- USD/CAD bounces off 2017 low amid fresh USD buying.
- S&P 500 Futures print mild losses, US Treasury yields pause two-day uptrend.
- Mixed sentiment concerning reflation fears and central bank actions join WTI pullback to favor the buyers.
USD/CAD picks up bids near 1.2100 during Tuesday’s Asian session. The Loonie pair refreshed the lowest levels since 2017, not to forget declining for the fourth consecutive day, the previous day.
Although the comparative advantage of the Bank of Canada’s (BOC) tapering backs the USD/CAD sellers, the pair’s latest bounce could be traced from the US dollar recovery amid market confusion. Friday’s optimism towards a sustained easy money policy from the US Federal Reserve (Fed), backed by Nonfarm Payrolls (NFP) debacle, couldn’t last long as traders seek confirmation.
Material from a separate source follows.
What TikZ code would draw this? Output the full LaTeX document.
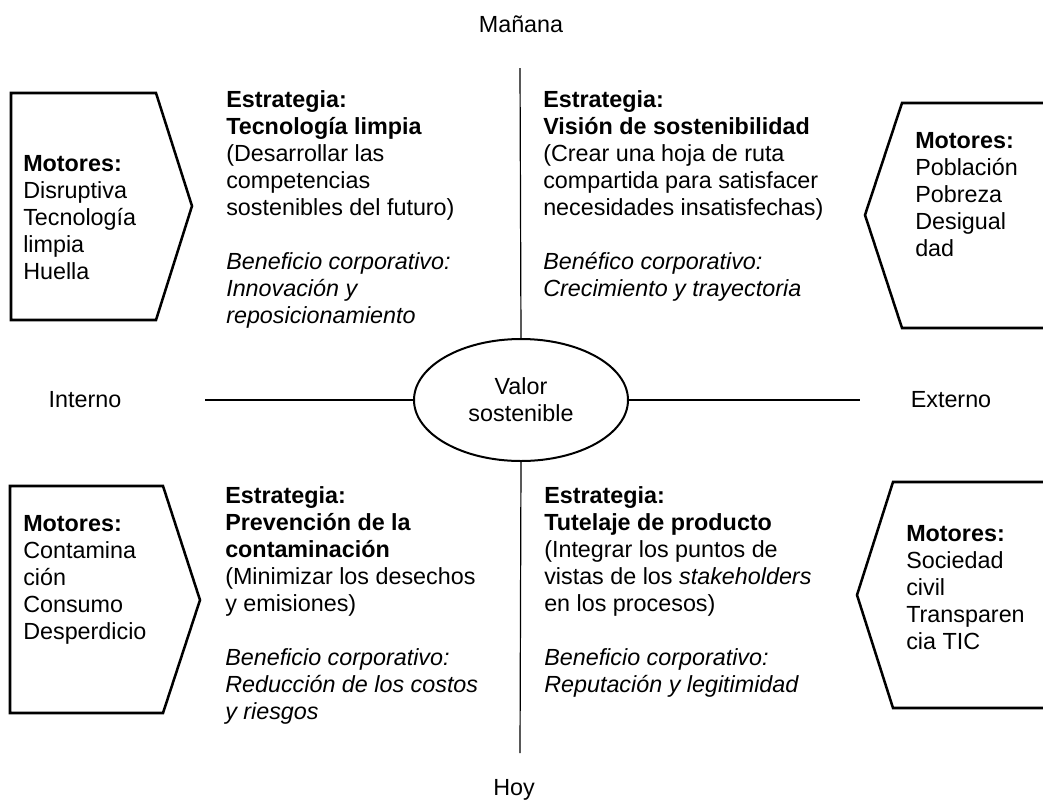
\documentclass[tikz,border=0pt]{standalone}
\usepackage{fontspec}
\setmainfont{Liberation Sans}
\usepackage{tikz}
\usetikzlibrary{shapes.geometric, positioning}

\begin{document}
\begin{tikzpicture}[x=0.75pt, y=-0.75pt]

	\tikzstyle{letra}=[font=\fontsize{17.5}{20.25}\selectfont]
	\tikzstyle{bloque}=[letra, inner sep=0pt, align=left, anchor=north west]
	\tikzstyle{eje}=[line width=0.9pt]
	\tikzstyle{motor}=[line width=1.9pt, line join=miter]
	\tikzstyle{valor}=[letra, ellipse, draw, line width=1.5pt, align=center, minimum width=160.5pt, minimum height=91.5pt, inner sep=0pt]

	\useasboundingbox (0, 0) rectangle (1043, 801);

	\coordinate (e_arriba) at (520, 68); % EJE VERTICAL
	\coordinate (e_abajo) at (520, 753); % EJE VERTICAL
	\coordinate (e_izq) at (205, 400); % EJE HORIZONTAL
	\coordinate (e_der) at (860, 400); % EJE HORIZONTAL

	\node[letra] (manana) at (521, 24) {Mañana};
	\node[letra] (hoy) at (514, 790) {Hoy};
	\node[letra] (interno) at (85, 400) {Interno};
	\node[letra] (externo) at (951, 400) {Externo};

	\node[valor] (vs) at (521, 400) {Valor\\ sostenible};

	\draw[eje] (e_arriba) -- (vs.north);
	\draw[eje] (vs.south) -- (e_abajo);
	\draw[eje] (e_izq) -- (vs.west);
	\draw[eje] (vs.east) -- (e_der);

	% MOTORES
	\draw[motor] (11, 93) -- (156, 93) -- (192, 206) -- (156, 320) -- (11, 320) -- cycle;
	\draw[motor] (1043, 103) -- (902, 103) -- (865, 215) -- (902, 328) -- (1043, 328);
	\draw[motor] (10, 486) -- (163, 486) -- (200, 600) -- (163, 713) -- (10, 713) -- cycle;
	\draw[motor] (1043, 482) -- (893, 482) -- (857, 595) -- (893, 708) -- (1043, 708);

	\node[bloque] (m_1) at (23, 155) {\textbf{Motores:}\\ Disruptiva\\ Tecnología\\ limpia\\ Huella};
	\node[bloque] (m_2) at (915, 132) {\textbf{Motores:}\\ Población\\ Pobreza\\ Desigual\\ dad};
	\node[bloque] (m_3) at (23, 515) {\textbf{Motores:}\\ Contamina\\ ción\\ Consumo\\ Desperdicio};
	\node[bloque] (m_4) at (906, 525) {\textbf{Motores:}\\ Sociedad\\ civil\\ Transparen\\ cia TIC};

	% ESTRATEGIAS
	\node[bloque] (s_1) at (226, 90) {\textbf{Estrategia:}\\ \textbf{Tecnología limpia}\\ (Desarrollar las\\ competencias\\ sostenibles del futuro)\\[20.25pt] \textit{Beneficio corporativo:}\\ \textit{Innovación y}\\ \textit{reposicionamiento}};
	\node[bloque] (s_2) at (543, 90) {\textbf{Estrategia:}\\ \textbf{Visión de sostenibilidad}\\ (Crear una hoja de ruta\\ compartida para satisfacer\\ necesidades insatisfechas)\\[20.25pt] \textit{Benéfico corporativo:}\\ \textit{Crecimiento y trayectoria}};
	\node[bloque] (s_3) at (225, 486) {\textbf{Estrategia:}\\ \textbf{Prevención de la}\\ \textbf{contaminación}\\ (Minimizar los desechos\\ y emisiones)\\[20.25pt] \textit{Beneficio corporativo:}\\ \textit{Reducción de los costos}\\ \textit{y riesgos}};
	\node[bloque] (s_4) at (544, 486) {\textbf{Estrategia:}\\ \textbf{Tutelaje de producto}\\ (Integrar los puntos de\\ vistas de los \textit{stakeholders}\\ en los procesos)\\[20.25pt] \textit{Beneficio corporativo:}\\ \textit{Reputación y legitimidad}};

\end{tikzpicture}
\end{document}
It’s worth mentioning that the US Fed policymakers flash mixed signals, with Dallas Fed President Robert Kaplan be the odd one favoring tapering, which in turn weighs on the market sentiment.
As a result, S&P 500 Futures track Wall Street’s losses while declining 0.11% by the press time. Further, the US 10-year Treasury yields ease around 1.60% after rising for the last two consecutive days. The risk-off mood favors the US dollar index (DXY) extend the previous day’s bounce off 10-week low marked on Friday.
Also, receding fears of the oil supply halt, due to the cyberattack on the US Colonial Pipeline, add to the USD/CAD upside moves as crude oil is Canada’s biggest export item.
That said, USD/CAD isn’t out of the woods as traders remain cautious ahead of Wednesday’s US inflation data and any disappointment from the same needs to be backed by the Fed policymakers to convince the pair buyers. Alternatively, a surprise slowdown in the Canadian covid jabbing and/or geopolitical risks could help the USD/CAD prices.
Unless crossing a downward sloping trend line from September 2020 and 2018’s yearly low, around 1.2250-45, USD/CAD sellers may not refrain from attacking the 1.2000 psychological magnet.